-- begin Recorded data --

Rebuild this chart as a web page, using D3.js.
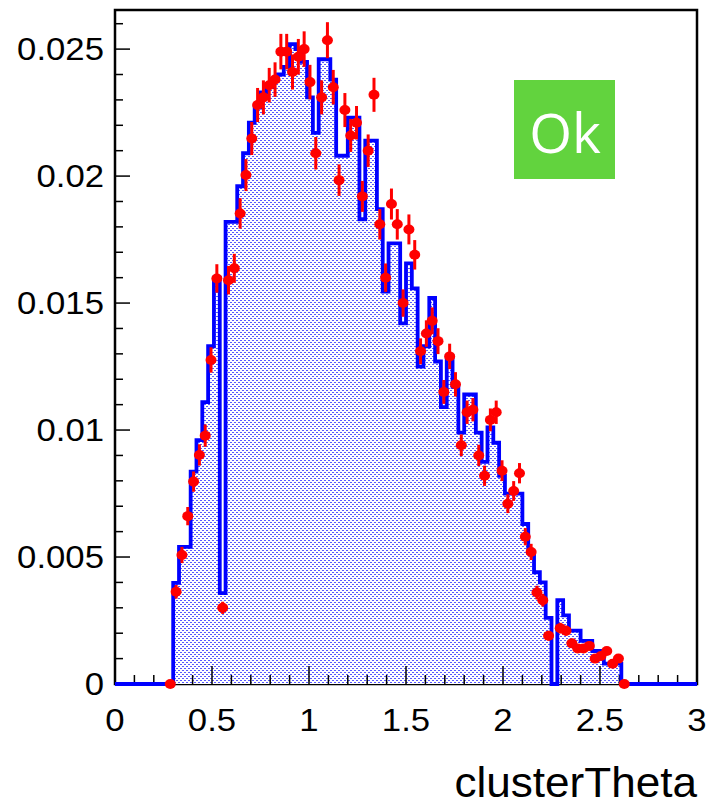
<!DOCTYPE html>
<html><head><meta charset="utf-8">
<script src="https://cdn.jsdelivr.net/npm/d3@7"></script>
<style>html,body{margin:0;padding:0;background:#fff;} svg{display:block}</style>
</head><body>
<svg id="c" width="709" height="806"></svg>
<script>
// ---- data ----
const xMin = 0, xMax = 3, nBins = 100;
const mcValues = [
  0,0,0,0,0,0,0,0,0,0,
  0.00398,0.0054,0.0054,0.00836,0.0096,0.0111,0.0133,0.0160,0.00358,0.0182,
  0.0182,0.0196,0.0209,0.0221,0.0227,0.0233,0.0235,0.0238,0.0240,0.0243,
  0.0252,0.0250,0.0245,0.0231,0.0217,0.0246,0.0246,0.0238,0.0208,0.0208,
  0.0223,0.0223,0.0183,0.0214,0.0214,0.0187,0.01545,0.01735,0.01735,0.0142,
  0.01656,0.01558,0.0125,0.0133,0.0152,0.0127,0.0109,0.0129,0.0117,0.0099,
  0.0114,0.0114,0.0099,0.00875,0.0101,0.0095,0.0082,0.0075,0.0075,0.0075,
  0.0063,0.0052,0.0044,0.0040,0.0026,0,0.0033,0.0027,0.0021,0.0021,
  0.0017,0.0017,0.0013,0.0013,0.0008,0.0008,0.0008,0,0,0,
  0,0,0,0,0,0,0,0,0,0
];
const dataStartBin = 9;
const dataValues = [
  0,
  0.00363,0.00508,0.00661,0.00797,0.00902,0.00978,0.01276,0.01597,0.0030,0.0159,
  0.01637,0.01853,0.02004,0.02148,0.0228,0.0231,0.02358,0.0238,0.0249,0.0249,
  0.0241,0.0247,0.0250,0.0237,0.0209,0.0231,0.02535,0.0235,0.01984,0.0226,
  0.0216,0.0221,0.0192,0.0210,0.0232,0.0181,0.0160,0.0189,0.0181,0.0150,
  0.0179,0.0169,0.0131,0.0138,0.0143,0.0135,0.0115,0.0129,0.0118,0.0094,
  0.0107,0.0108,0.0090,0.0082,0.0104,0.0107,0.0084,0.0071,0.0076,0.0083,
  0.0058,0.0052,0.0036,0.0033,0.0019,null,0.0022,0.0021,0.0016,0.0014,
  0.0014,0.0015,0.0010,0.0011,0.0013,0.0008,0.0010,0
];
const dataErrors = [
  0,
  0.00027,0.00032,0.00036,0.0004,0.00042,0.00044,0.0005,0.00056,0.00024,0.00056,
  0.00057,0.0006,0.00063,0.00065,0.00067,0.00067,0.00068,0.00068,0.0007,0.0007,
  0.00069,0.0007,0.0007,0.00068,0.00064,0.00067,0.00071,0.00068,0.00062,0.00067,
  0.00065,0.00066,0.00061,0.00064,0.00067,0.0006,0.00056,0.00061,0.0006,0.00054,
  0.00059,0.00058,0.00051,0.00052,0.00053,0.00051,0.00047,0.0005,0.00048,0.00043,
  0.00046,0.00046,0.00042,0.0004,0.00045,0.00046,0.00041,0.00037,0.00039,0.0004,
  0.00034,0.00032,0.00027,0.00025,0.00019,null,0.00021,0.0002,0.00018,0.00017,
  0.00017,0.00017,0.00014,0.00015,0.00016,0.00013,0.00014,0
];
const xTickValues = [0, 0.5, 1, 1.5, 2, 2.5, 3];
const xTickLabels = ["0", "0.5", "1", "1.5", "2", "2.5", "3"];
const yTickValues = [0, 0.005, 0.01, 0.015, 0.02, 0.025];
const yTickLabels = ["0", "0.005", "0.01", "0.015", "0.02", "0.025"];
const xTitle = "clusterTheta";
const statusText = "Ok";

// ---- drawing ----
const svg = d3.select("#c");
const L = 115, R = 697, T = 10, B = 684;
const x = d3.scaleLinear().domain([xMin, xMax]).range([L, R]);
const y = d3.scaleLinear().domain([0, 0.02654]).range([B, T]);
const bw = (xMax - xMin) / nBins;

svg.append("rect").attr("width", 709).attr("height", 806).attr("fill", "#fff");

const defs = svg.append("defs");
const pat = defs.append("pattern").attr("id", "dots").attr("patternUnits", "userSpaceOnUse")
  .attr("width", 4).attr("height", 4);
pat.append("rect").attr("width", 4).attr("height", 4).attr("fill", "#fff");
pat.append("rect").attr("x", 0).attr("y", 0).attr("width", 2).attr("height", 1).attr("fill", "#5858ff");
pat.append("rect").attr("x", 2).attr("y", 2).attr("width", 2).attr("height", 1).attr("fill", "#5858ff");

// frame
svg.append("rect").attr("x", L).attr("y", T).attr("width", R - L).attr("height", B - T)
  .attr("fill", "none").attr("stroke", "#000").attr("stroke-width", 2.5);

const pts = mcValues.map((v, i) => [xMin + i * bw, v]);
pts.push([xMax, mcValues[nBins - 1]]);

svg.append("path").datum(pts)
  .attr("d", d3.area().x(d => x(d[0])).y0(y(0)).y1(d => y(d[1])).curve(d3.curveStepAfter))
  .attr("fill", "url(#dots)").attr("shape-rendering", "crispEdges");

// ticks
const tk = svg.append("g").attr("stroke", "#000").attr("stroke-width", 1.5);
for (let k = 0; k <= 30; k++) {
  const v = k * 0.1;
  const major = k % 5 === 0;
  tk.append("line").attr("x1", x(v)).attr("x2", x(v)).attr("y1", B).attr("y2", B - (major ? 18 : 9));
}
for (let k = 0; k <= 26; k++) {
  const v = k * 0.001;
  const major = k % 5 === 0;
  tk.append("line").attr("x1", L).attr("x2", L + (major ? 15 : 8)).attr("y1", y(v)).attr("y2", y(v));
}

svg.append("path").datum(pts)
  .attr("d", d3.line().x(d => x(d[0])).y(d => y(d[1])).curve(d3.curveStepAfter))
  .attr("fill", "none").attr("stroke", "#0000ff").attr("stroke-width", 3.8);

// data points
const dpts = dataValues.map((v, j) => ({bin: dataStartBin + j, v, e: dataErrors[j]})).filter(d => d.v !== null);
const gp = svg.append("g");
dpts.forEach(d => {
  const cx = x(xMin + (d.bin + 0.5) * bw);
  if (d.e > 0) {
    gp.append("line").attr("x1", cx).attr("x2", cx).attr("y1", y(d.v - d.e)).attr("y2", y(d.v + d.e))
      .attr("stroke", "#ff0000").attr("stroke-width", 3);
    gp.append("line").attr("x1", x(xMin + d.bin * bw) - 1).attr("x2", x(xMin + (d.bin + 1) * bw) + 1)
      .attr("y1", y(d.v)).attr("y2", y(d.v)).attr("stroke", "#ff0000").attr("stroke-width", 3);
  }
  gp.append("ellipse").attr("cx", cx).attr("cy", y(d.v)).attr("rx", 5.5).attr("ry", 5).attr("fill", "#ff0000");
});

// labels
const font = "'Liberation Sans', Arial, Helvetica, sans-serif";
function label(ax, ay, anchor, size, sx, txt) {
  svg.append("g").attr("transform", `translate(${ax},${ay}) scale(${sx},1)`)
    .append("text").attr("text-anchor", anchor)
    .attr("font-family", font).attr("font-size", size).attr("fill", "#000").text(txt);
}
xTickValues.forEach((v, i) => label(x(v), 731, "middle", 31, 1.12, xTickLabels[i]));
yTickValues.forEach((v, i) => label(104, y(v) + 11, "end", 31, 1.12, yTickLabels[i]));
label(697, 797, "end", 42, 1.05, xTitle);

// status box
svg.append("rect").attr("x", 514).attr("y", 80).attr("width", 101).attr("height", 99).attr("fill", "#62d33e");
svg.append("text").attr("x", 565).attr("y", 153).attr("text-anchor", "middle")
  .attr("font-family", "'Open Sans', 'Noto Sans', sans-serif").attr("font-size", 55).attr("fill", "#fff").text(statusText);
</script></body></html>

-- end Recorded data --

**Exercise goal:**
Every line is to be duplicated exactly, though pictures stay out.

**Answer to the task:**
Rebuild this chart as a web page, using D3.js.
<!DOCTYPE html>
<html><head><meta charset="utf-8">
<script src="https://cdn.jsdelivr.net/npm/d3@7"></script>
<style>html,body{margin:0;padding:0;background:#fff;} svg{display:block}</style>
</head><body>
<svg id="c" width="709" height="806"></svg>
<script>
// ---- data ----
const xMin = 0, xMax = 3, nBins = 100;
const mcValues = [
  0,0,0,0,0,0,0,0,0,0,
  0.00398,0.0054,0.0054,0.00836,0.0096,0.0111,0.0133,0.0160,0.00358,0.0182,
  0.0182,0.0196,0.0209,0.0221,0.0227,0.0233,0.0235,0.0238,0.0240,0.0243,
  0.0252,0.0250,0.0245,0.0231,0.0217,0.0246,0.0246,0.0238,0.0208,0.0208,
  0.0223,0.0223,0.0183,0.0214,0.0214,0.0187,0.01545,0.01735,0.01735,0.0142,
  0.01656,0.01558,0.0125,0.0133,0.0152,0.0127,0.0109,0.0129,0.0117,0.0099,
  0.0114,0.0114,0.0099,0.00875,0.0101,0.0095,0.0082,0.0075,0.0075,0.0075,
  0.0063,0.0052,0.0044,0.0040,0.0026,0,0.0033,0.0027,0.0021,0.0021,
  0.0017,0.0017,0.0013,0.0013,0.0008,0.0008,0.0008,0,0,0,
  0,0,0,0,0,0,0,0,0,0
];
const dataStartBin = 9;
const dataValues = [
  0,
  0.00363,0.00508,0.00661,0.00797,0.00902,0.00978,0.01276,0.01597,0.0030,0.0159,
  0.01637,0.01853,0.02004,0.02148,0.0228,0.0231,0.02358,0.0238,0.0249,0.0249,
  0.0241,0.0247,0.0250,0.0237,0.0209,0.0231,0.02535,0.0235,0.01984,0.0226,
  0.0216,0.0221,0.0192,0.0210,0.0232,0.0181,0.0160,0.0189,0.0181,0.0150,
  0.0179,0.0169,0.0131,0.0138,0.0143,0.0135,0.0115,0.0129,0.0118,0.0094,
  0.0107,0.0108,0.0090,0.0082,0.0104,0.0107,0.0084,0.0071,0.0076,0.0083,
  0.0058,0.0052,0.0036,0.0033,0.0019,null,0.0022,0.0021,0.0016,0.0014,
  0.0014,0.0015,0.0010,0.0011,0.0013,0.0008,0.0010,0
];
const dataErrors = [
  0,
  0.00027,0.00032,0.00036,0.0004,0.00042,0.00044,0.0005,0.00056,0.00024,0.00056,
  0.00057,0.0006,0.00063,0.00065,0.00067,0.00067,0.00068,0.00068,0.0007,0.0007,
  0.00069,0.0007,0.0007,0.00068,0.00064,0.00067,0.00071,0.00068,0.00062,0.00067,
  0.00065,0.00066,0.00061,0.00064,0.00067,0.0006,0.00056,0.00061,0.0006,0.00054,
  0.00059,0.00058,0.00051,0.00052,0.00053,0.00051,0.00047,0.0005,0.00048,0.00043,
  0.00046,0.00046,0.00042,0.0004,0.00045,0.00046,0.00041,0.00037,0.00039,0.0004,
  0.00034,0.00032,0.00027,0.00025,0.00019,null,0.00021,0.0002,0.00018,0.00017,
  0.00017,0.00017,0.00014,0.00015,0.00016,0.00013,0.00014,0
];
const xTickValues = [0, 0.5, 1, 1.5, 2, 2.5, 3];
const xTickLabels = ["0", "0.5", "1", "1.5", "2", "2.5", "3"];
const yTickValues = [0, 0.005, 0.01, 0.015, 0.02, 0.025];
const yTickLabels = ["0", "0.005", "0.01", "0.015", "0.02", "0.025"];
const xTitle = "clusterTheta";
const statusText = "Ok";

// ---- drawing ----
const svg = d3.select("#c");
const L = 115, R = 697, T = 10, B = 684;
const x = d3.scaleLinear().domain([xMin, xMax]).range([L, R]);
const y = d3.scaleLinear().domain([0, 0.02654]).range([B, T]);
const bw = (xMax - xMin) / nBins;

svg.append("rect").attr("width", 709).attr("height", 806).attr("fill", "#fff");

const defs = svg.append("defs");
const pat = defs.append("pattern").attr("id", "dots").attr("patternUnits", "userSpaceOnUse")
  .attr("width", 4).attr("height", 4);
pat.append("rect").attr("width", 4).attr("height", 4).attr("fill", "#fff");
pat.append("rect").attr("x", 0).attr("y", 0).attr("width", 2).attr("height", 1).attr("fill", "#5858ff");
pat.append("rect").attr("x", 2).attr("y", 2).attr("width", 2).attr("height", 1).attr("fill", "#5858ff");

// frame
svg.append("rect").attr("x", L).attr("y", T).attr("width", R - L).attr("height", B - T)
  .attr("fill", "none").attr("stroke", "#000").attr("stroke-width", 2.5);

const pts = mcValues.map((v, i) => [xMin + i * bw, v]);
pts.push([xMax, mcValues[nBins - 1]]);

svg.append("path").datum(pts)
  .attr("d", d3.area().x(d => x(d[0])).y0(y(0)).y1(d => y(d[1])).curve(d3.curveStepAfter))
  .attr("fill", "url(#dots)").attr("shape-rendering", "crispEdges");

// ticks
const tk = svg.append("g").attr("stroke", "#000").attr("stroke-width", 1.5);
for (let k = 0; k <= 30; k++) {
  const v = k * 0.1;
  const major = k % 5 === 0;
  tk.append("line").attr("x1", x(v)).attr("x2", x(v)).attr("y1", B).attr("y2", B - (major ? 18 : 9));
}
for (let k = 0; k <= 26; k++) {
  const v = k * 0.001;
  const major = k % 5 === 0;
  tk.append("line").attr("x1", L).attr("x2", L + (major ? 15 : 8)).attr("y1", y(v)).attr("y2", y(v));
}

svg.append("path").datum(pts)
  .attr("d", d3.line().x(d => x(d[0])).y(d => y(d[1])).curve(d3.curveStepAfter))
  .attr("fill", "none").attr("stroke", "#0000ff").attr("stroke-width", 3.8);

// data points
const dpts = dataValues.map((v, j) => ({bin: dataStartBin + j, v, e: dataErrors[j]})).filter(d => d.v !== null);
const gp = svg.append("g");
dpts.forEach(d => {
  const cx = x(xMin + (d.bin + 0.5) * bw);
  if (d.e > 0) {
    gp.append("line").attr("x1", cx).attr("x2", cx).attr("y1", y(d.v - d.e)).attr("y2", y(d.v + d.e))
      .attr("stroke", "#ff0000").attr("stroke-width", 3);
    gp.append("line").attr("x1", x(xMin + d.bin * bw) - 1).attr("x2", x(xMin + (d.bin + 1) * bw) + 1)
      .attr("y1", y(d.v)).attr("y2", y(d.v)).attr("stroke", "#ff0000").attr("stroke-width", 3);
  }
  gp.append("ellipse").attr("cx", cx).attr("cy", y(d.v)).attr("rx", 5.5).attr("ry", 5).attr("fill", "#ff0000");
});

// labels
const font = "'Liberation Sans', Arial, Helvetica, sans-serif";
function label(ax, ay, anchor, size, sx, txt) {
  svg.append("g").attr("transform", `translate(${ax},${ay}) scale(${sx},1)`)
    .append("text").attr("text-anchor", anchor)
    .attr("font-family", font).attr("font-size", size).attr("fill", "#000").text(txt);
}
xTickValues.forEach((v, i) => label(x(v), 731, "middle", 31, 1.12, xTickLabels[i]));
yTickValues.forEach((v, i) => label(104, y(v) + 11, "end", 31, 1.12, yTickLabels[i]));
label(697, 797, "end", 42, 1.05, xTitle);

// status box
svg.append("rect").attr("x", 514).attr("y", 80).attr("width", 101).attr("height", 99).attr("fill", "#62d33e");
svg.append("text").attr("x", 565).attr("y", 153).attr("text-anchor", "middle")
  .attr("font-family", "'Open Sans', 'Noto Sans', sans-serif").attr("font-size", 55).attr("fill", "#fff").text(statusText);
</script></body></html>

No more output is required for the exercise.